WHAT TO PRODUCE: Reproduce the material below line by line, beginning with its first line and ending with the line that contains "L520 0 L560"; leave out pictures.

COLLECTED MATERIAL:
[Begin]
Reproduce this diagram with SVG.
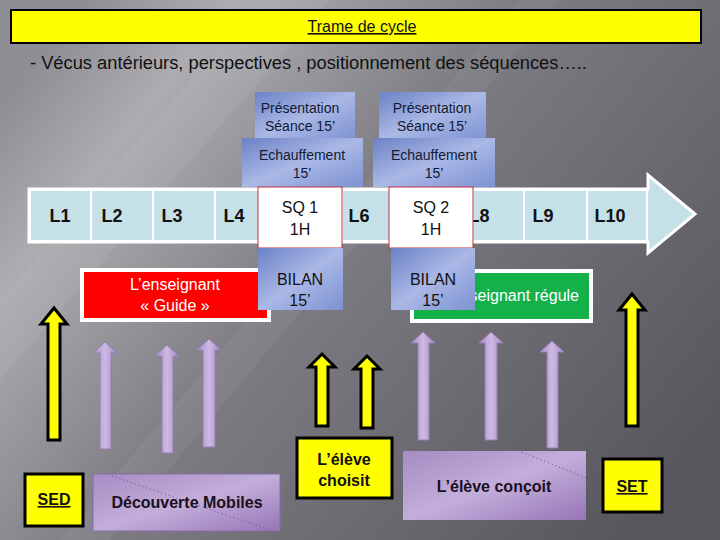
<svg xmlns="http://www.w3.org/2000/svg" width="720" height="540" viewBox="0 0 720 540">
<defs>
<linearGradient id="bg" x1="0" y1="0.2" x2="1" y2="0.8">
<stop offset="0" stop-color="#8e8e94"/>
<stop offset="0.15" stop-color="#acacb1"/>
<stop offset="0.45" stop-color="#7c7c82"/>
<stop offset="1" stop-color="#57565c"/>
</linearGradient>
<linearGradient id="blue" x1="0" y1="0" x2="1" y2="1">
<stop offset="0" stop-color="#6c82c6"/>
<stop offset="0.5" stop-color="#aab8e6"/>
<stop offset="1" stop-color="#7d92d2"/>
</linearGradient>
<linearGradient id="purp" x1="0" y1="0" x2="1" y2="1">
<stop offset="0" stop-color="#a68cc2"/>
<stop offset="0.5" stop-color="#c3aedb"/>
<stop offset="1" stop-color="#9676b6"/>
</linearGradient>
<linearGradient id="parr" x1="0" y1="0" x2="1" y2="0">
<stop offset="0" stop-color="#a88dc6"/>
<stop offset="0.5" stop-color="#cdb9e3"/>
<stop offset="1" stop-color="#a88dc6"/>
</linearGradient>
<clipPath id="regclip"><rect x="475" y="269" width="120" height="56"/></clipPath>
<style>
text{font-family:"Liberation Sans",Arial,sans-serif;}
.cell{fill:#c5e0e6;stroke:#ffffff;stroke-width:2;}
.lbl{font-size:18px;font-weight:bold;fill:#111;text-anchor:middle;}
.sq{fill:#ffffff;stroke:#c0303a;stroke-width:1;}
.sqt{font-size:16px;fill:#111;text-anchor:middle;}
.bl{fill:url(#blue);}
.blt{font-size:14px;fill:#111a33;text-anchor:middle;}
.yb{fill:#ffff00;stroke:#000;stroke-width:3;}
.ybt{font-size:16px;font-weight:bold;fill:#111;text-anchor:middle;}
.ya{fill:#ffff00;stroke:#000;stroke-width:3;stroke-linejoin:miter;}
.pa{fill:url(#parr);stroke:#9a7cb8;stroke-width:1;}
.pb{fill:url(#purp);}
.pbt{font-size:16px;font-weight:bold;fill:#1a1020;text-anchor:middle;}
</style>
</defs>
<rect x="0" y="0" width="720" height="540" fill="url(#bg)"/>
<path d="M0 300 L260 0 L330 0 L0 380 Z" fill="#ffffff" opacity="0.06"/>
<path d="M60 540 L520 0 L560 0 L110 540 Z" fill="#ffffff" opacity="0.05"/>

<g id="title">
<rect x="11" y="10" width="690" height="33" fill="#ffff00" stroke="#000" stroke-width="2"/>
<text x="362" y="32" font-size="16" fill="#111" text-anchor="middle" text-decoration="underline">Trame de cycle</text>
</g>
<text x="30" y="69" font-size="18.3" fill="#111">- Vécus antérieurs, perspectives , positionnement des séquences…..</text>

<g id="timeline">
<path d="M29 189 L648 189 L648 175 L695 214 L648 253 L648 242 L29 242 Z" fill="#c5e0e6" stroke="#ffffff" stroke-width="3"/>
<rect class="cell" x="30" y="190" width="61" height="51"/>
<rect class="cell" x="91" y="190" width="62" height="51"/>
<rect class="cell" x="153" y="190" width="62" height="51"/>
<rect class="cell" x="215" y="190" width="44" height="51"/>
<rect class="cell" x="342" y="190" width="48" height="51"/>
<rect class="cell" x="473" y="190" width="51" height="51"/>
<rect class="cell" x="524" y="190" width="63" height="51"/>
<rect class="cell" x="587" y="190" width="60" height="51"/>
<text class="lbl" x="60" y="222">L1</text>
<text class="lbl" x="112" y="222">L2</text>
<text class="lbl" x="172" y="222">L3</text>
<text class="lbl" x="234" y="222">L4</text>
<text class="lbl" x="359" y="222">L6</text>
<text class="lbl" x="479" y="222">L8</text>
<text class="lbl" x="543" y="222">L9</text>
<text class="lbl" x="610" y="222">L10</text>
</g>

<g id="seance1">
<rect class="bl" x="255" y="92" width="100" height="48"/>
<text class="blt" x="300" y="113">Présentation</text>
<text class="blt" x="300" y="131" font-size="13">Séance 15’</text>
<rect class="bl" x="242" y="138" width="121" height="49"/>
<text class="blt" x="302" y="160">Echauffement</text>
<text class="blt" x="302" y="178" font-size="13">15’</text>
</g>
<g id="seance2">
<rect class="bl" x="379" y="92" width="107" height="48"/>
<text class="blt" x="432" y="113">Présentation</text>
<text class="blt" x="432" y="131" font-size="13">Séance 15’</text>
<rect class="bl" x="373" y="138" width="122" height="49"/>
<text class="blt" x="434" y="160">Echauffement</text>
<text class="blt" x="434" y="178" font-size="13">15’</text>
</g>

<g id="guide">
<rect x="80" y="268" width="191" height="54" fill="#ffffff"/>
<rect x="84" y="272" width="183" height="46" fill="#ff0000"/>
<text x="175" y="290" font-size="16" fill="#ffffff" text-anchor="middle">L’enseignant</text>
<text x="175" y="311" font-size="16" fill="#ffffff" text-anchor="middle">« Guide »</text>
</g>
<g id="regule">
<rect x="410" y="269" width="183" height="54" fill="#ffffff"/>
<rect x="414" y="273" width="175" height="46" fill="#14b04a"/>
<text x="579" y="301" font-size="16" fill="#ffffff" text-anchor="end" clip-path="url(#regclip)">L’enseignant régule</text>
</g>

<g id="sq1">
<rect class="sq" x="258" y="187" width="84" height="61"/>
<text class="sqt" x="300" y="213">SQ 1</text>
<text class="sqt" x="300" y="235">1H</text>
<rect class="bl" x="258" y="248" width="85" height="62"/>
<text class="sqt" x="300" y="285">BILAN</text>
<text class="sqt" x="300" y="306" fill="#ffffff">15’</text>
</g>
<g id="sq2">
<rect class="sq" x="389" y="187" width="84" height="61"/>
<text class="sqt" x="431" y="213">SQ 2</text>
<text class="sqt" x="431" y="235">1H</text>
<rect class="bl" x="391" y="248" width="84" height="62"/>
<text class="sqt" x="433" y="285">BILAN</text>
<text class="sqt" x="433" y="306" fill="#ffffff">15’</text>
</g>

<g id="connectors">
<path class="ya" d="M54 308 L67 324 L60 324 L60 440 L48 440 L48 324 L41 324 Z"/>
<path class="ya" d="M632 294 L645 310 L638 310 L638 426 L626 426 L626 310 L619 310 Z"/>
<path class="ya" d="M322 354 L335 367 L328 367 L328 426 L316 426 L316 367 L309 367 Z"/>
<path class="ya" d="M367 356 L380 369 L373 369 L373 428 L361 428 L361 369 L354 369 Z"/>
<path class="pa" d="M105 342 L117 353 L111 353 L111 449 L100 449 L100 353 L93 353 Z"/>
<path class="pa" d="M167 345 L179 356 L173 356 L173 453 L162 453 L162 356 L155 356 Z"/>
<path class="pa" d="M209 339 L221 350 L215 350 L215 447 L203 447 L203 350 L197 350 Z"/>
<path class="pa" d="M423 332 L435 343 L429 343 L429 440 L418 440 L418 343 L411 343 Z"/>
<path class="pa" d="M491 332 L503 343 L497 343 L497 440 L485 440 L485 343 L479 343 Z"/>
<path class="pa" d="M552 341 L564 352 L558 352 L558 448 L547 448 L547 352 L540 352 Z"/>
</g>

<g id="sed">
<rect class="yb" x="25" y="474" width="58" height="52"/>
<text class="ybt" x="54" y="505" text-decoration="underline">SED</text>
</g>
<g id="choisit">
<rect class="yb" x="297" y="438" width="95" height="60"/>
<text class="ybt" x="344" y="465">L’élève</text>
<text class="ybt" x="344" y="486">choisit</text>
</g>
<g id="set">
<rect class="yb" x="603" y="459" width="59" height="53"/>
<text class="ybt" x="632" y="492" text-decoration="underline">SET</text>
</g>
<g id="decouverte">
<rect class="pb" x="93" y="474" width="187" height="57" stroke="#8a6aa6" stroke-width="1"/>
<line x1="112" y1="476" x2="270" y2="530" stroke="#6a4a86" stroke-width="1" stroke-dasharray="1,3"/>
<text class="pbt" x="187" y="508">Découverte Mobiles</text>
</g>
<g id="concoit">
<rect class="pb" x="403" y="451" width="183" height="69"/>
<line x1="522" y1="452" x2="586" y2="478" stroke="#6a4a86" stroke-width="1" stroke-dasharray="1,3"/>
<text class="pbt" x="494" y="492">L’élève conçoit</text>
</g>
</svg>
[End]
TASK ANSWER:
Reproduce this diagram with SVG.
<svg xmlns="http://www.w3.org/2000/svg" width="720" height="540" viewBox="0 0 720 540">
<defs>
<linearGradient id="bg" x1="0" y1="0.2" x2="1" y2="0.8">
<stop offset="0" stop-color="#8e8e94"/>
<stop offset="0.15" stop-color="#acacb1"/>
<stop offset="0.45" stop-color="#7c7c82"/>
<stop offset="1" stop-color="#57565c"/>
</linearGradient>
<linearGradient id="blue" x1="0" y1="0" x2="1" y2="1">
<stop offset="0" stop-color="#6c82c6"/>
<stop offset="0.5" stop-color="#aab8e6"/>
<stop offset="1" stop-color="#7d92d2"/>
</linearGradient>
<linearGradient id="purp" x1="0" y1="0" x2="1" y2="1">
<stop offset="0" stop-color="#a68cc2"/>
<stop offset="0.5" stop-color="#c3aedb"/>
<stop offset="1" stop-color="#9676b6"/>
</linearGradient>
<linearGradient id="parr" x1="0" y1="0" x2="1" y2="0">
<stop offset="0" stop-color="#a88dc6"/>
<stop offset="0.5" stop-color="#cdb9e3"/>
<stop offset="1" stop-color="#a88dc6"/>
</linearGradient>
<clipPath id="regclip"><rect x="475" y="269" width="120" height="56"/></clipPath>
<style>
text{font-family:"Liberation Sans",Arial,sans-serif;}
.cell{fill:#c5e0e6;stroke:#ffffff;stroke-width:2;}
.lbl{font-size:18px;font-weight:bold;fill:#111;text-anchor:middle;}
.sq{fill:#ffffff;stroke:#c0303a;stroke-width:1;}
.sqt{font-size:16px;fill:#111;text-anchor:middle;}
.bl{fill:url(#blue);}
.blt{font-size:14px;fill:#111a33;text-anchor:middle;}
.yb{fill:#ffff00;stroke:#000;stroke-width:3;}
.ybt{font-size:16px;font-weight:bold;fill:#111;text-anchor:middle;}
.ya{fill:#ffff00;stroke:#000;stroke-width:3;stroke-linejoin:miter;}
.pa{fill:url(#parr);stroke:#9a7cb8;stroke-width:1;}
.pb{fill:url(#purp);}
.pbt{font-size:16px;font-weight:bold;fill:#1a1020;text-anchor:middle;}
</style>
</defs>
<rect x="0" y="0" width="720" height="540" fill="url(#bg)"/>
<path d="M0 300 L260 0 L330 0 L0 380 Z" fill="#ffffff" opacity="0.06"/>
<path d="M60 540 L520 0 L560 0 L110 540 Z" fill="#ffffff" opacity="0.05"/>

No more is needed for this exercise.